- Born: October 24, 1953 (age 72) France
- Occupation: Chef
- Employer: Élysée Palace
- Known for: Executive chef to the President of France (2005–2013)
- Culinary career
- Cooking style: French cuisine

= Bernard Vaussion =

French chef (born 1953)

Bernard Vaussion (/fr/; born 24 October 1953) is a French chef. He served as the executive chef to the President of France until his retirement in 2013. Vaussion started as executive chef in 2005.

As chef to a head of state, Vaussion was a member of Le Club des Chefs des Chefs.

==Biography==
According to Vaussion, his father was a steward and his mother a cook at a château in Sologne.

He began his career at age 14 working for a pastry chef. At age 16, he became a kitchen Embassy of the United Kingdom, Paris. He then joined the British embassy as sous chef.

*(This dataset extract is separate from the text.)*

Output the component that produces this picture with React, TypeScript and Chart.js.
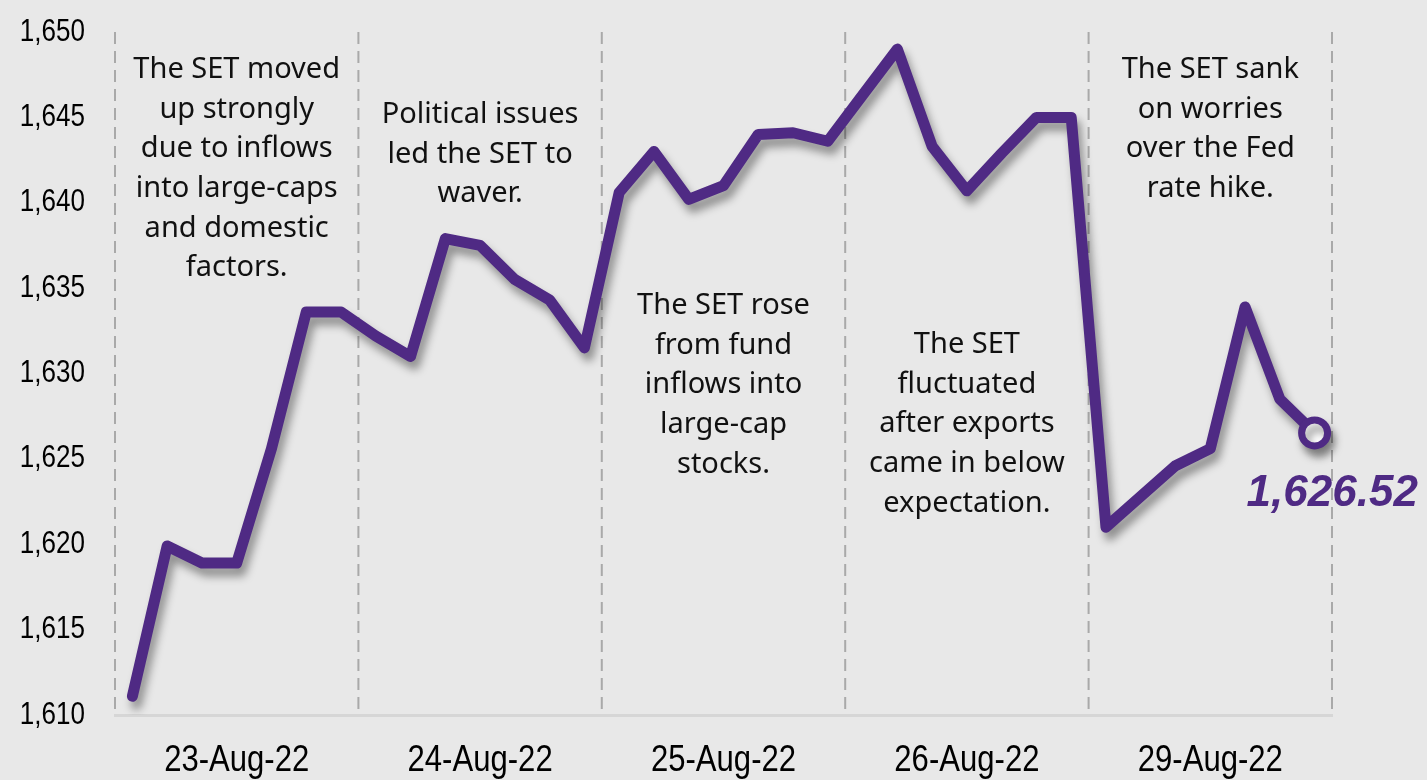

After completing his Military service at the Élysée Palace under the command of chef Marcel Le Servot in 1974, he was officially hired on January 1, 1975. He recalls: "I started as a commis chef, then worked my way up through all the positions. After that, you settle in and stay for two, three, four years... A natural path emerges. You become demi-chef de partie, chef de partie, sous-chef. Then one day you say to yourself, ‘Why not chef?’" In 2005, he was promoted to head chef by Jacques Chirac. Regarding the unique challenge of serving distinguished guests, he states, “The important thing is to showcase local products, while also paying homage to the guests' culture.” Regarding his relationship with top chefs working in restaurants, he believes that “they represent an establishment and manage 80 to 100 people. I don't have the same responsibility. For a long time, I felt inferior to them. We weren't in the same league at all.”

He retired on October 30, 2013, after working at the presidency for forty years under presidents Georges Pompidou, Valéry Giscard d'Estaing, François Mitterrand, Jacques Chirac, Nicolas Sarkozy, and François Hollande. Michael Ellis, international director of Michelin guides, noted that “Bernard Vaussion held one of the most important positions in global gastronomy.”

He has since been honorary president of the Club des chefs des chefs, the association of chefs to heads of state. He is also president of a charitable organization, the French National Team of Gastronomy and Service Masters.